_DIRECTIONS_.
Set down the material below word for word, excluding the pictures.

========================================================================

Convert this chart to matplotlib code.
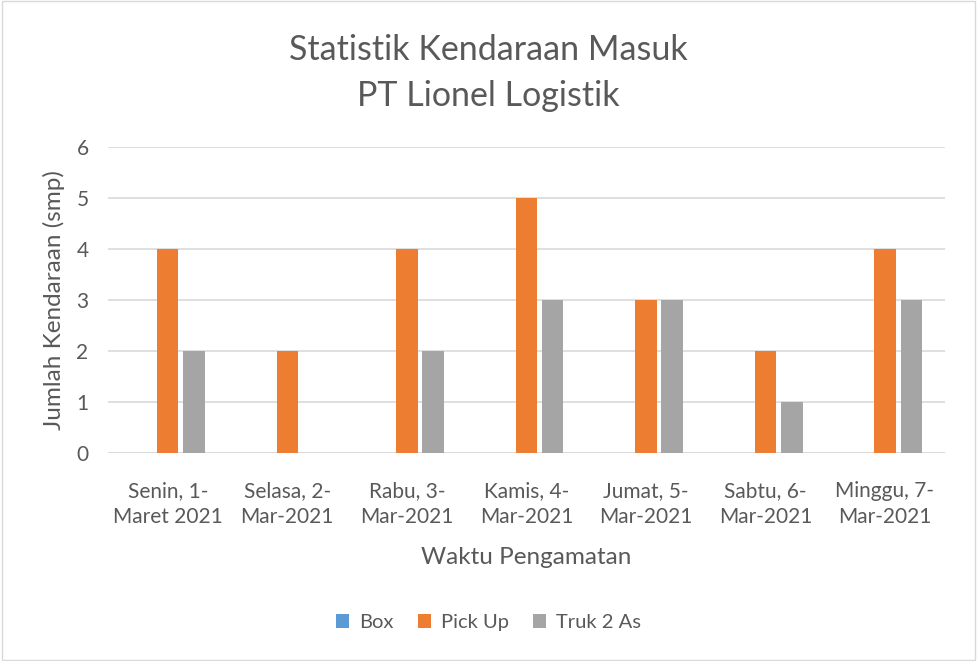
import numpy as np
import matplotlib.pyplot as plt

plt.rcParams['font.family'] = ['Lato', 'DejaVu Sans']

categories = ['Senin, 1-\nMaret 2021', 'Selasa, 2-\nMar-2021', 'Rabu, 3-\nMar-2021',
              'Kamis, 4-\nMar-2021', 'Jumat, 5-\nMar-2021', 'Sabtu, 6-\nMar-2021',
              'Minggu, 7-\nMar-2021']
box = [0, 0, 0, 0, 0, 0, 0]
pick_up = [4, 2, 4, 5, 3, 2, 4]
truk = [2, 0, 2, 3, 3, 1, 3]

series = [('Box', box, '#5b9bd5'), ('Pick Up', pick_up, '#ed7d31'), ('Truk 2 As', truk, '#a5a5a5')]
txt = '#595959'

fig = plt.figure(figsize=(9.77, 6.61), dpi=100)
ax = fig.add_axes([0.1105, 0.3147, 0.8565, 0.4629])

x = np.arange(len(categories))
w = 0.18
for i, (name, vals, col) in enumerate(series):
    ax.bar(x + (i - 1) * 0.22, vals, w, color=col, label=name, zorder=3)

ax.set_xlim(-0.5, len(categories) - 0.5)
ax.set_ylim(0, 6)
ax.set_yticks(range(0, 7))
ax.grid(axis='y', color='#d9d9d9', linewidth=1.2, zorder=0)
for s in ax.spines.values():
    s.set_visible(False)
ax.axhline(0, color='#d9d9d9', linewidth=1.2, zorder=2)
ax.set_xticks(x)
ax.set_xticklabels(categories, color=txt, fontsize=15, linespacing=1.4)
ax.tick_params(axis='both', length=0, colors=txt, labelsize=15)
ax.tick_params(axis='x', pad=20)
ax.tick_params(axis='y', pad=14)
ax.set_xlabel('Waktu Pengamatan', color=txt, fontsize=17.5, labelpad=14)
ax.set_ylabel('Jumlah Kendaraan (smp)', color=txt, fontsize=17.5, labelpad=8)

fig.text(0.5, 0.925, 'Statistik Kendaraan Masuk', ha='center', va='center', fontsize=24.5, color=txt)
fig.text(0.5, 0.855, 'PT Lionel Logistik', ha='center', va='center', fontsize=24.5, color=txt)

fig.legend(loc='center', bbox_to_anchor=(0.5, 0.058), ncol=3, frameon=False,
           fontsize=14.5, labelcolor=txt, handlelength=0.65, handleheight=0.65,
           columnspacing=1.2, handletextpad=0.5)

fig.patches.append(plt.Rectangle((0.002, 0.002), 0.996, 0.996, transform=fig.transFigure,
                                 fill=False, edgecolor='#d9d9d9', linewidth=1))

fig.savefig('out.png', dpi=100)
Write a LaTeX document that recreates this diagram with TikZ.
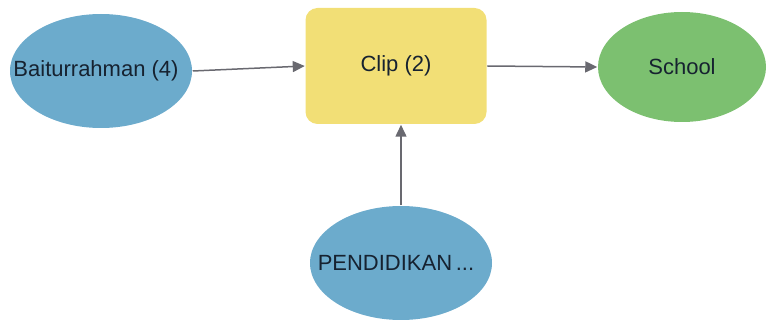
\documentclass[tikz,border=0pt]{standalone}
\usepackage{fontspec}
\setmainfont{Liberation Sans}
\usepackage{tikz}
\usetikzlibrary{shapes.geometric, arrows.meta}
\definecolor{inblue}{RGB}{108,171,204}
\definecolor{algyellow}{RGB}{242,223,118}
\definecolor{outgreen}{RGB}{124,192,112}
\definecolor{txtdark}{RGB}{22,34,48}
\definecolor{linkgray}{RGB}{105,105,112}

\begin{document}
\begin{tikzpicture}[x=0.5pt, y=-0.5pt, line width=0.75pt,
    font=\fontsize{11}{13}\selectfont, text=txtdark,
    inp/.style={ellipse, fill=inblue, inner sep=0pt, minimum width=91pt, minimum height=57pt},
    alg/.style={rectangle, rounded corners=6pt, fill=algyellow, minimum width=90.5pt, minimum height=58pt},
    outp/.style={ellipse, fill=outgreen, inner sep=0pt, minimum width=84pt, minimum height=55pt},
    link/.style={draw=linkgray, -{Triangle[length=6pt, width=5.5pt]}}]
    \useasboundingbox (0,0) rectangle (771,320);

    \node[inp, label={[xshift=-2.5pt]center:Baiturrahman (4)}](bait) at (101,71) {};
    \node[alg](clip) at (396,66) {Clip (2)};
    \node[outp, label={center:School}](school) at (682,67) {};
    \node[inp, label={[xshift=-2.5pt]center:PENDIDIKAN\,...}](pend) at (401,263) {};

    \draw[link] (bait.east) -- (clip.west);
    \draw[link] (clip.east) -- (school.west);
    \draw[link] (pend.north) -- (pend.north |- clip.south);
  \end{tikzpicture}
\end{document}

========================================================================

_OUTPUT BELOW_.
Convert this chart to matplotlib code.
import numpy as np
import matplotlib.pyplot as plt

plt.rcParams['font.family'] = ['Lato', 'DejaVu Sans']

categories = ['Senin, 1-\nMaret 2021', 'Selasa, 2-\nMar-2021', 'Rabu, 3-\nMar-2021',
              'Kamis, 4-\nMar-2021', 'Jumat, 5-\nMar-2021', 'Sabtu, 6-\nMar-2021',
              'Minggu, 7-\nMar-2021']
box = [0, 0, 0, 0, 0, 0, 0]
pick_up = [4, 2, 4, 5, 3, 2, 4]
truk = [2, 0, 2, 3, 3, 1, 3]

series = [('Box', box, '#5b9bd5'), ('Pick Up', pick_up, '#ed7d31'), ('Truk 2 As', truk, '#a5a5a5')]
txt = '#595959'

fig = plt.figure(figsize=(9.77, 6.61), dpi=100)
ax = fig.add_axes([0.1105, 0.3147, 0.8565, 0.4629])

x = np.arange(len(categories))
w = 0.18
for i, (name, vals, col) in enumerate(series):
    ax.bar(x + (i - 1) * 0.22, vals, w, color=col, label=name, zorder=3)

ax.set_xlim(-0.5, len(categories) - 0.5)
ax.set_ylim(0, 6)
ax.set_yticks(range(0, 7))
ax.grid(axis='y', color='#d9d9d9', linewidth=1.2, zorder=0)
for s in ax.spines.values():
    s.set_visible(False)
ax.axhline(0, color='#d9d9d9', linewidth=1.2, zorder=2)
ax.set_xticks(x)
ax.set_xticklabels(categories, color=txt, fontsize=15, linespacing=1.4)
ax.tick_params(axis='both', length=0, colors=txt, labelsize=15)
ax.tick_params(axis='x', pad=20)
ax.tick_params(axis='y', pad=14)
ax.set_xlabel('Waktu Pengamatan', color=txt, fontsize=17.5, labelpad=14)
ax.set_ylabel('Jumlah Kendaraan (smp)', color=txt, fontsize=17.5, labelpad=8)

fig.text(0.5, 0.925, 'Statistik Kendaraan Masuk', ha='center', va='center', fontsize=24.5, color=txt)
fig.text(0.5, 0.855, 'PT Lionel Logistik', ha='center', va='center', fontsize=24.5, color=txt)

fig.legend(loc='center', bbox_to_anchor=(0.5, 0.058), ncol=3, frameon=False,
           fontsize=14.5, labelcolor=txt, handlelength=0.65, handleheight=0.65,
           columnspacing=1.2, handletextpad=0.5)

fig.patches.append(plt.Rectangle((0.002, 0.002), 0.996, 0.996, transform=fig.transFigure,
                                 fill=False, edgecolor='#d9d9d9', linewidth=1))

fig.savefig('out.png', dpi=100)
Write a LaTeX document that recreates this diagram with TikZ.
\documentclass[tikz,border=0pt]{standalone}
\usepackage{fontspec}
\setmainfont{Liberation Sans}
\usepackage{tikz}
\usetikzlibrary{shapes.geometric, arrows.meta}
\definecolor{inblue}{RGB}{108,171,204}
\definecolor{algyellow}{RGB}{242,223,118}
\definecolor{outgreen}{RGB}{124,192,112}
\definecolor{txtdark}{RGB}{22,34,48}
\definecolor{linkgray}{RGB}{105,105,112}

\begin{document}
\begin{tikzpicture}[x=0.5pt, y=-0.5pt, line width=0.75pt,
    font=\fontsize{11}{13}\selectfont, text=txtdark,
    inp/.style={ellipse, fill=inblue, inner sep=0pt, minimum width=91pt, minimum height=57pt},
    alg/.style={rectangle, rounded corners=6pt, fill=algyellow, minimum width=90.5pt, minimum height=58pt},
    outp/.style={ellipse, fill=outgreen, inner sep=0pt, minimum width=84pt, minimum height=55pt},
    link/.style={draw=linkgray, -{Triangle[length=6pt, width=5.5pt]}}]
    \useasboundingbox (0,0) rectangle (771,320);

    \node[inp, label={[xshift=-2.5pt]center:Baiturrahman (4)}](bait) at (101,71) {};
    \node[alg](clip) at (396,66) {Clip (2)};
    \node[outp, label={center:School}](school) at (682,67) {};
    \node[inp, label={[xshift=-2.5pt]center:PENDIDIKAN\,...}](pend) at (401,263) {};

    \draw[link] (bait.east) -- (clip.west);
    \draw[link] (clip.east) -- (school.west);
    \draw[link] (pend.north) -- (pend.north |- clip.south);
  \end{tikzpicture}
\end{document}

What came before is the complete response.